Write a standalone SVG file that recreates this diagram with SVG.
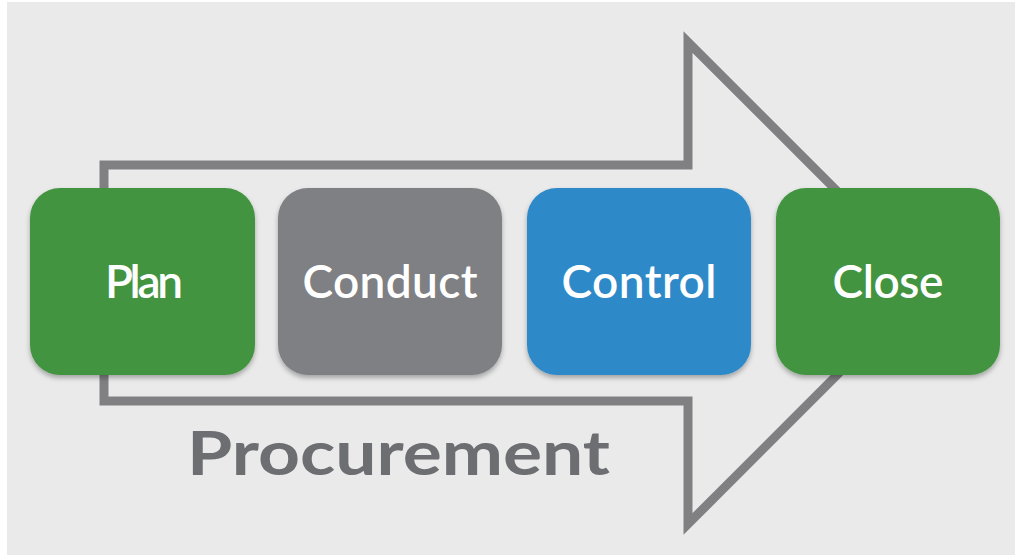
<svg xmlns="http://www.w3.org/2000/svg" width="1015" height="555" viewBox="0 0 1015 555">
  <defs>
    <filter id="shadow" x="-10%" y="-10%" width="120%" height="130%">
      <feDropShadow dx="0" dy="3" stdDeviation="2.5" flood-color="#000" flood-opacity="0.3"/>
    </filter>
    <style>
      .frame { fill: none; stroke: #808083; stroke-width: 9; stroke-linejoin: miter; }
      .box { filter: url(#shadow); }
      .label { font-family: Lato, "Open Sans", "Liberation Sans", sans-serif; font-size: 46px; font-weight: 600; fill: #ffffff; text-anchor: middle; }
      .title { font-family: Lato, "Open Sans", "Liberation Sans", sans-serif; font-size: 61px; font-weight: 700; fill: #6d6e71; }
    </style>
  </defs>

  <!-- page -->
  <rect x="0" y="0" width="1015" height="555" fill="#ffffff"/>
  <rect x="7" y="2" width="1008" height="553" fill="#ebeaeb"/>

  <!-- process arrow outline -->
  <g id="connectors">
    <path class="frame" d="M104,165 L688,165 L688,42 L929,283 L688,524 L688,401 L104,401 Z"/>
  </g>

  <g id="plan">
    <rect class="box" x="30" y="188" width="225" height="187" rx="30" fill="#43943f"/>
    <text class="label" x="144" y="298" textLength="78">Plan</text>
  </g>

  <g id="conduct">
    <rect class="box" x="278" y="188" width="224" height="187" rx="30" fill="#7f8083"/>
    <text class="label" x="390" y="298" textLength="175">Conduct</text>
  </g>

  <g id="control">
    <rect class="box" x="527" y="188" width="224" height="187" rx="30" fill="#2e89c9"/>
    <text class="label" x="639" y="298" textLength="155">Control</text>
  </g>

  <g id="close">
    <rect class="box" x="776" y="188" width="224" height="187" rx="30" fill="#43943f"/>
    <text class="label" x="888" y="298" textLength="111">Close</text>
  </g>

  <g id="caption">
    <text class="title" x="187" y="475" textLength="423" lengthAdjust="spacingAndGlyphs">Procurement</text>
  </g>
</svg>
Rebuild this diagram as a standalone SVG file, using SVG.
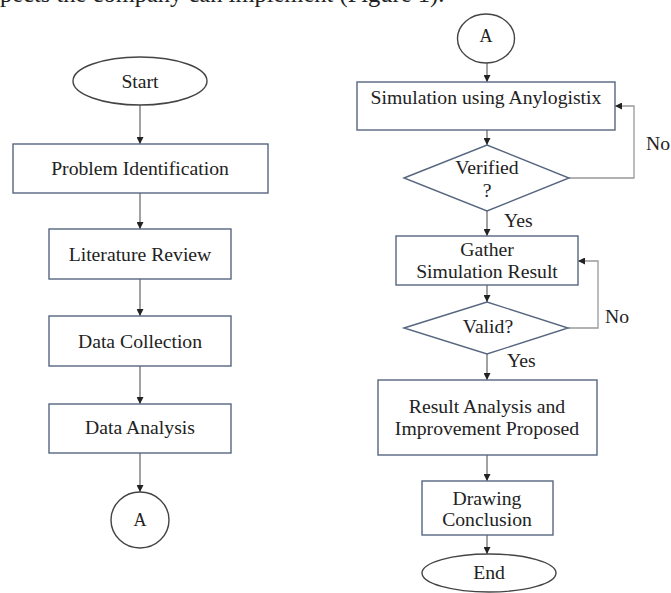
<svg xmlns="http://www.w3.org/2000/svg" width="671" height="593" viewBox="0 0 671 593">
<defs>
<marker id="arr" markerUnits="userSpaceOnUse" markerWidth="7" markerHeight="7" refX="7" refY="3.5" orient="auto">
<path d="M0,0 L7,3.5 L0,7 z" fill="#222"/>
</marker>
<style>
text{font-family:"Liberation Serif","Times New Roman",serif;font-size:19.7px;fill:#222;text-anchor:middle}
.box{fill:#fff;stroke:#56667f;stroke-width:1.4}
.term{fill:#fff;stroke:#444;stroke-width:1.4}
.ln{fill:none;stroke:#555;stroke-width:1.1;marker-end:url(#arr)}
.lp{fill:none;stroke:#999;stroke-width:1.3;marker-end:url(#arr)}
.lbl{text-anchor:start}
</style>
</defs>
<rect width="671" height="593" fill="#fff"/>
<text x="0" y="2" style="font-size:24.5px;text-anchor:start">pects the company can implement (Figure 1).</text>
<g id="connectors">
<line class="ln" x1="140" y1="105" x2="140" y2="144"/>
<line class="ln" x1="140" y1="193" x2="140" y2="229"/>
<line class="ln" x1="140" y1="279" x2="140" y2="316"/>
<line class="ln" x1="140" y1="366" x2="140" y2="404"/>
<line class="ln" x1="140" y1="453" x2="140" y2="492"/>
<line class="ln" x1="487" y1="63" x2="487" y2="82"/>
<line class="ln" x1="487" y1="130" x2="487" y2="145"/>
<line class="ln" x1="487" y1="211" x2="487" y2="236"/>
<line class="ln" x1="487" y1="285" x2="487" y2="302"/>
<line class="ln" x1="487" y1="354" x2="487" y2="380"/>
<line class="ln" x1="487" y1="455" x2="487" y2="481"/>
<line class="ln" x1="487" y1="535" x2="487" y2="554"/>
<polyline class="lp" points="569,178 634,178 634,106 615,106"/>
<polyline class="lp" points="568,328 598,328 598,261 578,261"/>
<text class="lbl" x="646" y="150">No</text>
<text class="lbl" x="504" y="227">Yes</text>
<text class="lbl" x="605" y="323">No</text>
<text class="lbl" x="507" y="367">Yes</text>
</g>
<g id="start"><ellipse class="term" cx="140" cy="81" rx="67" ry="24"/><text x="140" y="88">Start</text></g>
<g id="problem"><rect class="box" x="13" y="144" width="255" height="49"/><text x="140" y="175">Problem Identification</text></g>
<g id="literature"><rect class="box" x="49" y="229" width="182" height="50"/><text x="140" y="261">Literature Review</text></g>
<g id="collection"><rect class="box" x="49" y="316" width="182" height="50"/><text x="140" y="348">Data Collection</text></g>
<g id="analysis"><rect class="box" x="49" y="404" width="182" height="49"/><text x="140" y="434">Data Analysis</text></g>
<g id="connA1"><ellipse class="term" cx="140" cy="520" rx="29" ry="28"/><text x="140" y="526" style="font-size:18px">A</text></g>
<g id="connA2"><ellipse class="term" cx="486" cy="38.5" rx="28.5" ry="24.5"/><text x="486" y="42" style="font-size:18px">A</text></g>
<g id="simulation"><rect class="box" x="357" y="82" width="258" height="48"/><text x="486" y="104">Simulation using Anylogistix</text></g>
<g id="verified"><polygon class="box" points="404,178 487,145 569,178 487,211"/><text x="487" y="174">Verified</text><text x="487" y="197">?</text></g>
<g id="gather"><rect class="box" x="396" y="236" width="182" height="49"/><text x="487" y="256">Gather</text><text x="487" y="278">Simulation Result</text></g>
<g id="valid"><polygon class="box" points="404,328 487,302 568,328 487,354"/><text x="488" y="333">Valid?</text></g>
<g id="result"><rect class="box" x="378" y="380" width="219" height="75"/><text x="487" y="413">Result Analysis and</text><text x="487" y="435">Improvement Proposed</text></g>
<g id="drawing"><rect class="box" x="422" y="481" width="131" height="54"/><text x="487" y="505">Drawing</text><text x="487" y="526">Conclusion</text></g>
<g id="end"><ellipse class="term" cx="489" cy="573" rx="67" ry="19"/><text x="489" y="579">End</text></g>
</svg>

::::::::

Goal:
Every entry above should be duplicated exactly. Do not include the images.

Final result:
Write a standalone SVG file that recreates this diagram with SVG.
<svg xmlns="http://www.w3.org/2000/svg" width="1015" height="555" viewBox="0 0 1015 555">
  <defs>
    <filter id="shadow" x="-10%" y="-10%" width="120%" height="130%">
      <feDropShadow dx="0" dy="3" stdDeviation="2.5" flood-color="#000" flood-opacity="0.3"/>
    </filter>
    <style>
      .frame { fill: none; stroke: #808083; stroke-width: 9; stroke-linejoin: miter; }
      .box { filter: url(#shadow); }
      .label { font-family: Lato, "Open Sans", "Liberation Sans", sans-serif; font-size: 46px; font-weight: 600; fill: #ffffff; text-anchor: middle; }
      .title { font-family: Lato, "Open Sans", "Liberation Sans", sans-serif; font-size: 61px; font-weight: 700; fill: #6d6e71; }
    </style>
  </defs>

  <!-- page -->
  <rect x="0" y="0" width="1015" height="555" fill="#ffffff"/>
  <rect x="7" y="2" width="1008" height="553" fill="#ebeaeb"/>

  <!-- process arrow outline -->
  <g id="connectors">
    <path class="frame" d="M104,165 L688,165 L688,42 L929,283 L688,524 L688,401 L104,401 Z"/>
  </g>

  <g id="plan">
    <rect class="box" x="30" y="188" width="225" height="187" rx="30" fill="#43943f"/>
    <text class="label" x="144" y="298" textLength="78">Plan</text>
  </g>

  <g id="conduct">
    <rect class="box" x="278" y="188" width="224" height="187" rx="30" fill="#7f8083"/>
    <text class="label" x="390" y="298" textLength="175">Conduct</text>
  </g>

  <g id="control">
    <rect class="box" x="527" y="188" width="224" height="187" rx="30" fill="#2e89c9"/>
    <text class="label" x="639" y="298" textLength="155">Control</text>
  </g>

  <g id="close">
    <rect class="box" x="776" y="188" width="224" height="187" rx="30" fill="#43943f"/>
    <text class="label" x="888" y="298" textLength="111">Close</text>
  </g>

  <g id="caption">
    <text class="title" x="187" y="475" textLength="423" lengthAdjust="spacingAndGlyphs">Procurement</text>
  </g>
</svg>
Rebuild this diagram as a standalone SVG file, using SVG.
<svg xmlns="http://www.w3.org/2000/svg" width="671" height="593" viewBox="0 0 671 593">
<defs>
<marker id="arr" markerUnits="userSpaceOnUse" markerWidth="7" markerHeight="7" refX="7" refY="3.5" orient="auto">
<path d="M0,0 L7,3.5 L0,7 z" fill="#222"/>
</marker>
<style>
text{font-family:"Liberation Serif","Times New Roman",serif;font-size:19.7px;fill:#222;text-anchor:middle}
.box{fill:#fff;stroke:#56667f;stroke-width:1.4}
.term{fill:#fff;stroke:#444;stroke-width:1.4}
.ln{fill:none;stroke:#555;stroke-width:1.1;marker-end:url(#arr)}
.lp{fill:none;stroke:#999;stroke-width:1.3;marker-end:url(#arr)}
.lbl{text-anchor:start}
</style>
</defs>
<rect width="671" height="593" fill="#fff"/>
<text x="0" y="2" style="font-size:24.5px;text-anchor:start">pects the company can implement (Figure 1).</text>
<g id="connectors">
<line class="ln" x1="140" y1="105" x2="140" y2="144"/>
<line class="ln" x1="140" y1="193" x2="140" y2="229"/>
<line class="ln" x1="140" y1="279" x2="140" y2="316"/>
<line class="ln" x1="140" y1="366" x2="140" y2="404"/>
<line class="ln" x1="140" y1="453" x2="140" y2="492"/>
<line class="ln" x1="487" y1="63" x2="487" y2="82"/>
<line class="ln" x1="487" y1="130" x2="487" y2="145"/>
<line class="ln" x1="487" y1="211" x2="487" y2="236"/>
<line class="ln" x1="487" y1="285" x2="487" y2="302"/>
<line class="ln" x1="487" y1="354" x2="487" y2="380"/>
<line class="ln" x1="487" y1="455" x2="487" y2="481"/>
<line class="ln" x1="487" y1="535" x2="487" y2="554"/>
<polyline class="lp" points="569,178 634,178 634,106 615,106"/>
<polyline class="lp" points="568,328 598,328 598,261 578,261"/>
<text class="lbl" x="646" y="150">No</text>
<text class="lbl" x="504" y="227">Yes</text>
<text class="lbl" x="605" y="323">No</text>
<text class="lbl" x="507" y="367">Yes</text>
</g>
<g id="start"><ellipse class="term" cx="140" cy="81" rx="67" ry="24"/><text x="140" y="88">Start</text></g>
<g id="problem"><rect class="box" x="13" y="144" width="255" height="49"/><text x="140" y="175">Problem Identification</text></g>
<g id="literature"><rect class="box" x="49" y="229" width="182" height="50"/><text x="140" y="261">Literature Review</text></g>
<g id="collection"><rect class="box" x="49" y="316" width="182" height="50"/><text x="140" y="348">Data Collection</text></g>
<g id="analysis"><rect class="box" x="49" y="404" width="182" height="49"/><text x="140" y="434">Data Analysis</text></g>
<g id="connA1"><ellipse class="term" cx="140" cy="520" rx="29" ry="28"/><text x="140" y="526" style="font-size:18px">A</text></g>
<g id="connA2"><ellipse class="term" cx="486" cy="38.5" rx="28.5" ry="24.5"/><text x="486" y="42" style="font-size:18px">A</text></g>
<g id="simulation"><rect class="box" x="357" y="82" width="258" height="48"/><text x="486" y="104">Simulation using Anylogistix</text></g>
<g id="verified"><polygon class="box" points="404,178 487,145 569,178 487,211"/><text x="487" y="174">Verified</text><text x="487" y="197">?</text></g>
<g id="gather"><rect class="box" x="396" y="236" width="182" height="49"/><text x="487" y="256">Gather</text><text x="487" y="278">Simulation Result</text></g>
<g id="valid"><polygon class="box" points="404,328 487,302 568,328 487,354"/><text x="488" y="333">Valid?</text></g>
<g id="result"><rect class="box" x="378" y="380" width="219" height="75"/><text x="487" y="413">Result Analysis and</text><text x="487" y="435">Improvement Proposed</text></g>
<g id="drawing"><rect class="box" x="422" y="481" width="131" height="54"/><text x="487" y="505">Drawing</text><text x="487" y="526">Conclusion</text></g>
<g id="end"><ellipse class="term" cx="489" cy="573" rx="67" ry="19"/><text x="489" y="579">End</text></g>
</svg>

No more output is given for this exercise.